**Required task**
Can you write out the whole listing exactly?

**Recorded information**
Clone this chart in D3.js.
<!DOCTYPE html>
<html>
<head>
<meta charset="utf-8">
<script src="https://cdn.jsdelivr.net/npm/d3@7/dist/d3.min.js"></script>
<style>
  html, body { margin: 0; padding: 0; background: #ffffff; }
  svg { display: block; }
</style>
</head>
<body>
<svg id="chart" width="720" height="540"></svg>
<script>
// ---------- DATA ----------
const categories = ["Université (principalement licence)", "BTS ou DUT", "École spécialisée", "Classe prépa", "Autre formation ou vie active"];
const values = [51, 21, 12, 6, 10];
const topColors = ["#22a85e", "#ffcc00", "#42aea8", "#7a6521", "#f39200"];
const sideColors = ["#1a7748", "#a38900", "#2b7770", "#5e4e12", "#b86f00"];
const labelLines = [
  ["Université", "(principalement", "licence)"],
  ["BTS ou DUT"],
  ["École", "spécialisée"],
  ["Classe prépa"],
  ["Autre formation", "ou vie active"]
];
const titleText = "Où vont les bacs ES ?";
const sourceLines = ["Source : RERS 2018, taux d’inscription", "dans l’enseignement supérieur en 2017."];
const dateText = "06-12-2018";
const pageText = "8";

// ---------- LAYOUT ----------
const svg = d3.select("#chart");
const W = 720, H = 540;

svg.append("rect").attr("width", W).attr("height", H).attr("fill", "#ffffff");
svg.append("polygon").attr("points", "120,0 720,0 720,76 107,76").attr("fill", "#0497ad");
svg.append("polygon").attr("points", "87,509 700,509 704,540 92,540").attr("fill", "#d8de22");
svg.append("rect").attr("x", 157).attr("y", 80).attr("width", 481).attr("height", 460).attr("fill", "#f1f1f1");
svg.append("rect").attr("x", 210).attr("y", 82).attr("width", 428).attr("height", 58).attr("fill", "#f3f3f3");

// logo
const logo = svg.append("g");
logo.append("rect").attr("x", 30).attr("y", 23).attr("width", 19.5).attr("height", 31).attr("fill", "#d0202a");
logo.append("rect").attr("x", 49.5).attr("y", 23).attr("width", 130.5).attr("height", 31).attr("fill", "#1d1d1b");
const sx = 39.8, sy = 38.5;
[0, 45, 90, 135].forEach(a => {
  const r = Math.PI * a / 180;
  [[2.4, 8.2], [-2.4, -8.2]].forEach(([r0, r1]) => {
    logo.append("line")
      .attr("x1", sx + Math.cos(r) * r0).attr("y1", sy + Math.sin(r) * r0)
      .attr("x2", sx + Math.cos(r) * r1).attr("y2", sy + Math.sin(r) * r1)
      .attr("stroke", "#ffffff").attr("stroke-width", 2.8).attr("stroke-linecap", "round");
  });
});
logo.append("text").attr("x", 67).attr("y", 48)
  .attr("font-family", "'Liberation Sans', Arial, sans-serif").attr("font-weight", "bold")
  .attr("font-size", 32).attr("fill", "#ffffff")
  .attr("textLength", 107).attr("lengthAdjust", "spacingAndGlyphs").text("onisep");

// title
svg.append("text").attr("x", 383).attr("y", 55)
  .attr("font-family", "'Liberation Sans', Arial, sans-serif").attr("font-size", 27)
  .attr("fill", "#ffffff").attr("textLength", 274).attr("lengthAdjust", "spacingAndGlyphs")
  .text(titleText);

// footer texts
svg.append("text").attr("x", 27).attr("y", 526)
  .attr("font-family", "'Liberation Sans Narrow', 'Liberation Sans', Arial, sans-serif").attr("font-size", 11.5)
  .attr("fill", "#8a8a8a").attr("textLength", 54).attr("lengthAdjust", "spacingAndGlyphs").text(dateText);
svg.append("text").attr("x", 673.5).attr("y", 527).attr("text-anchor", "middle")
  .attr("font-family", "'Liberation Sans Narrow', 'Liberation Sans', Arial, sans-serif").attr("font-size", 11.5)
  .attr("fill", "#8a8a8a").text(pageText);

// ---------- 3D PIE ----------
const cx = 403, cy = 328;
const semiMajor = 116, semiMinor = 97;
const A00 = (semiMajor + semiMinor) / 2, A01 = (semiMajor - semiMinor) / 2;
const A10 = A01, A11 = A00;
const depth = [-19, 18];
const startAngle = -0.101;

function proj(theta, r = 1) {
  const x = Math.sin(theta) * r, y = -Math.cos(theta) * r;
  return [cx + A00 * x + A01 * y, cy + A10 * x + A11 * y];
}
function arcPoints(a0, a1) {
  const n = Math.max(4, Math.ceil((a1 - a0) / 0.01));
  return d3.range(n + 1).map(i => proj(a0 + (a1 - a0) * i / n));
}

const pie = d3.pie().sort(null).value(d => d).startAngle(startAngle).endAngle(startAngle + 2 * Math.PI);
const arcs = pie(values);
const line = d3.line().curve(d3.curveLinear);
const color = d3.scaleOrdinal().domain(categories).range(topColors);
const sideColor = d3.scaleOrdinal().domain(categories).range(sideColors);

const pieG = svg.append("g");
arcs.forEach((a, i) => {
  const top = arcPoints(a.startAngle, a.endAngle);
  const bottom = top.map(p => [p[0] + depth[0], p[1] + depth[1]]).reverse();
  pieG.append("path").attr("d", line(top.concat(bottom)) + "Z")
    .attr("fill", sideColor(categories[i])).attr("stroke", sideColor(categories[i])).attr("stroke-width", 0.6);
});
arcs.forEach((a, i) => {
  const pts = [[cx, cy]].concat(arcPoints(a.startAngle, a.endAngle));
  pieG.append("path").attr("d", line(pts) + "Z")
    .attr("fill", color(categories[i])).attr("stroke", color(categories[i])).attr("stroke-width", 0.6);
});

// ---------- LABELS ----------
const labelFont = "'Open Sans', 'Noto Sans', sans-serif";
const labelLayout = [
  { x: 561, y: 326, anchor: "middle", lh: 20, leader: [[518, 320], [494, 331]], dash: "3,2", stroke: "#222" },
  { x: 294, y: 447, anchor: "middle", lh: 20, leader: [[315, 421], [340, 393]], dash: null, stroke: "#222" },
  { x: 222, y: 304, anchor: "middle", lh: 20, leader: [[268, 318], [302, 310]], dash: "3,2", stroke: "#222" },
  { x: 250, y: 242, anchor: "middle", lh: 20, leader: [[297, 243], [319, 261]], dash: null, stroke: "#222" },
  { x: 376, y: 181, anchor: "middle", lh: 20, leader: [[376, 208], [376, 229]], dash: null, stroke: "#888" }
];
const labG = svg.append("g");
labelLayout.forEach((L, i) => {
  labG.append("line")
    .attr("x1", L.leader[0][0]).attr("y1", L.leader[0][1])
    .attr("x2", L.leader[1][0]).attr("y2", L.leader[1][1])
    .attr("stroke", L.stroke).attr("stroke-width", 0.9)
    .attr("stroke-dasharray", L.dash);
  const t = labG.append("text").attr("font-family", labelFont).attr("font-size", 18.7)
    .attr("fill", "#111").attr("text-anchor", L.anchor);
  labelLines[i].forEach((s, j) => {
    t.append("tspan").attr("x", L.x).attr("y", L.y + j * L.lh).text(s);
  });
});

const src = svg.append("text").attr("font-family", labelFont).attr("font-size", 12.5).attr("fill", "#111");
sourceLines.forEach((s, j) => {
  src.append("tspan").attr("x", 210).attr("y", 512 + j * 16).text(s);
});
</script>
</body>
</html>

**The output**
Clone this chart in D3.js.
<!DOCTYPE html>
<html>
<head>
<meta charset="utf-8">
<script src="https://cdn.jsdelivr.net/npm/d3@7/dist/d3.min.js"></script>
<style>
  html, body { margin: 0; padding: 0; background: #ffffff; }
  svg { display: block; }
</style>
</head>
<body>
<svg id="chart" width="720" height="540"></svg>
<script>
// ---------- DATA ----------
const categories = ["Université (principalement licence)", "BTS ou DUT", "École spécialisée", "Classe prépa", "Autre formation ou vie active"];
const values = [51, 21, 12, 6, 10];
const topColors = ["#22a85e", "#ffcc00", "#42aea8", "#7a6521", "#f39200"];
const sideColors = ["#1a7748", "#a38900", "#2b7770", "#5e4e12", "#b86f00"];
const labelLines = [
  ["Université", "(principalement", "licence)"],
  ["BTS ou DUT"],
  ["École", "spécialisée"],
  ["Classe prépa"],
  ["Autre formation", "ou vie active"]
];
const titleText = "Où vont les bacs ES ?";
const sourceLines = ["Source : RERS 2018, taux d’inscription", "dans l’enseignement supérieur en 2017."];
const dateText = "06-12-2018";
const pageText = "8";

// ---------- LAYOUT ----------
const svg = d3.select("#chart");
const W = 720, H = 540;

svg.append("rect").attr("width", W).attr("height", H).attr("fill", "#ffffff");
svg.append("polygon").attr("points", "120,0 720,0 720,76 107,76").attr("fill", "#0497ad");
svg.append("polygon").attr("points", "87,509 700,509 704,540 92,540").attr("fill", "#d8de22");
svg.append("rect").attr("x", 157).attr("y", 80).attr("width", 481).attr("height", 460).attr("fill", "#f1f1f1");
svg.append("rect").attr("x", 210).attr("y", 82).attr("width", 428).attr("height", 58).attr("fill", "#f3f3f3");

// logo
const logo = svg.append("g");
logo.append("rect").attr("x", 30).attr("y", 23).attr("width", 19.5).attr("height", 31).attr("fill", "#d0202a");
logo.append("rect").attr("x", 49.5).attr("y", 23).attr("width", 130.5).attr("height", 31).attr("fill", "#1d1d1b");
const sx = 39.8, sy = 38.5;
[0, 45, 90, 135].forEach(a => {
  const r = Math.PI * a / 180;
  [[2.4, 8.2], [-2.4, -8.2]].forEach(([r0, r1]) => {
    logo.append("line")
      .attr("x1", sx + Math.cos(r) * r0).attr("y1", sy + Math.sin(r) * r0)
      .attr("x2", sx + Math.cos(r) * r1).attr("y2", sy + Math.sin(r) * r1)
      .attr("stroke", "#ffffff").attr("stroke-width", 2.8).attr("stroke-linecap", "round");
  });
});
logo.append("text").attr("x", 67).attr("y", 48)
  .attr("font-family", "'Liberation Sans', Arial, sans-serif").attr("font-weight", "bold")
  .attr("font-size", 32).attr("fill", "#ffffff")
  .attr("textLength", 107).attr("lengthAdjust", "spacingAndGlyphs").text("onisep");

// title
svg.append("text").attr("x", 383).attr("y", 55)
  .attr("font-family", "'Liberation Sans', Arial, sans-serif").attr("font-size", 27)
  .attr("fill", "#ffffff").attr("textLength", 274).attr("lengthAdjust", "spacingAndGlyphs")
  .text(titleText);

// footer texts
svg.append("text").attr("x", 27).attr("y", 526)
  .attr("font-family", "'Liberation Sans Narrow', 'Liberation Sans', Arial, sans-serif").attr("font-size", 11.5)
  .attr("fill", "#8a8a8a").attr("textLength", 54).attr("lengthAdjust", "spacingAndGlyphs").text(dateText);
svg.append("text").attr("x", 673.5).attr("y", 527).attr("text-anchor", "middle")
  .attr("font-family", "'Liberation Sans Narrow', 'Liberation Sans', Arial, sans-serif").attr("font-size", 11.5)
  .attr("fill", "#8a8a8a").text(pageText);

// ---------- 3D PIE ----------
const cx = 403, cy = 328;
const semiMajor = 116, semiMinor = 97;
const A00 = (semiMajor + semiMinor) / 2, A01 = (semiMajor - semiMinor) / 2;
const A10 = A01, A11 = A00;
const depth = [-19, 18];
const startAngle = -0.101;

function proj(theta, r = 1) {
  const x = Math.sin(theta) * r, y = -Math.cos(theta) * r;
  return [cx + A00 * x + A01 * y, cy + A10 * x + A11 * y];
}
function arcPoints(a0, a1) {
  const n = Math.max(4, Math.ceil((a1 - a0) / 0.01));
  return d3.range(n + 1).map(i => proj(a0 + (a1 - a0) * i / n));
}

const pie = d3.pie().sort(null).value(d => d).startAngle(startAngle).endAngle(startAngle + 2 * Math.PI);
const arcs = pie(values);
const line = d3.line().curve(d3.curveLinear);
const color = d3.scaleOrdinal().domain(categories).range(topColors);
const sideColor = d3.scaleOrdinal().domain(categories).range(sideColors);

const pieG = svg.append("g");
arcs.forEach((a, i) => {
  const top = arcPoints(a.startAngle, a.endAngle);
  const bottom = top.map(p => [p[0] + depth[0], p[1] + depth[1]]).reverse();
  pieG.append("path").attr("d", line(top.concat(bottom)) + "Z")
    .attr("fill", sideColor(categories[i])).attr("stroke", sideColor(categories[i])).attr("stroke-width", 0.6);
});
arcs.forEach((a, i) => {
  const pts = [[cx, cy]].concat(arcPoints(a.startAngle, a.endAngle));
  pieG.append("path").attr("d", line(pts) + "Z")
    .attr("fill", color(categories[i])).attr("stroke", color(categories[i])).attr("stroke-width", 0.6);
});

// ---------- LABELS ----------
const labelFont = "'Open Sans', 'Noto Sans', sans-serif";
const labelLayout = [
  { x: 561, y: 326, anchor: "middle", lh: 20, leader: [[518, 320], [494, 331]], dash: "3,2", stroke: "#222" },
  { x: 294, y: 447, anchor: "middle", lh: 20, leader: [[315, 421], [340, 393]], dash: null, stroke: "#222" },
  { x: 222, y: 304, anchor: "middle", lh: 20, leader: [[268, 318], [302, 310]], dash: "3,2", stroke: "#222" },
  { x: 250, y: 242, anchor: "middle", lh: 20, leader: [[297, 243], [319, 261]], dash: null, stroke: "#222" },
  { x: 376, y: 181, anchor: "middle", lh: 20, leader: [[376, 208], [376, 229]], dash: null, stroke: "#888" }
];
const labG = svg.append("g");
labelLayout.forEach((L, i) => {
  labG.append("line")
    .attr("x1", L.leader[0][0]).attr("y1", L.leader[0][1])
    .attr("x2", L.leader[1][0]).attr("y2", L.leader[1][1])
    .attr("stroke", L.stroke).attr("stroke-width", 0.9)
    .attr("stroke-dasharray", L.dash);
  const t = labG.append("text").attr("font-family", labelFont).attr("font-size", 18.7)
    .attr("fill", "#111").attr("text-anchor", L.anchor);
  labelLines[i].forEach((s, j) => {
    t.append("tspan").attr("x", L.x).attr("y", L.y + j * L.lh).text(s);
  });
});

const src = svg.append("text").attr("font-family", labelFont).attr("font-size", 12.5).attr("fill", "#111");
sourceLines.forEach((s, j) => {
  src.append("tspan").attr("x", 210).attr("y", 512 + j * 16).text(s);
});
</script>
</body>
</html>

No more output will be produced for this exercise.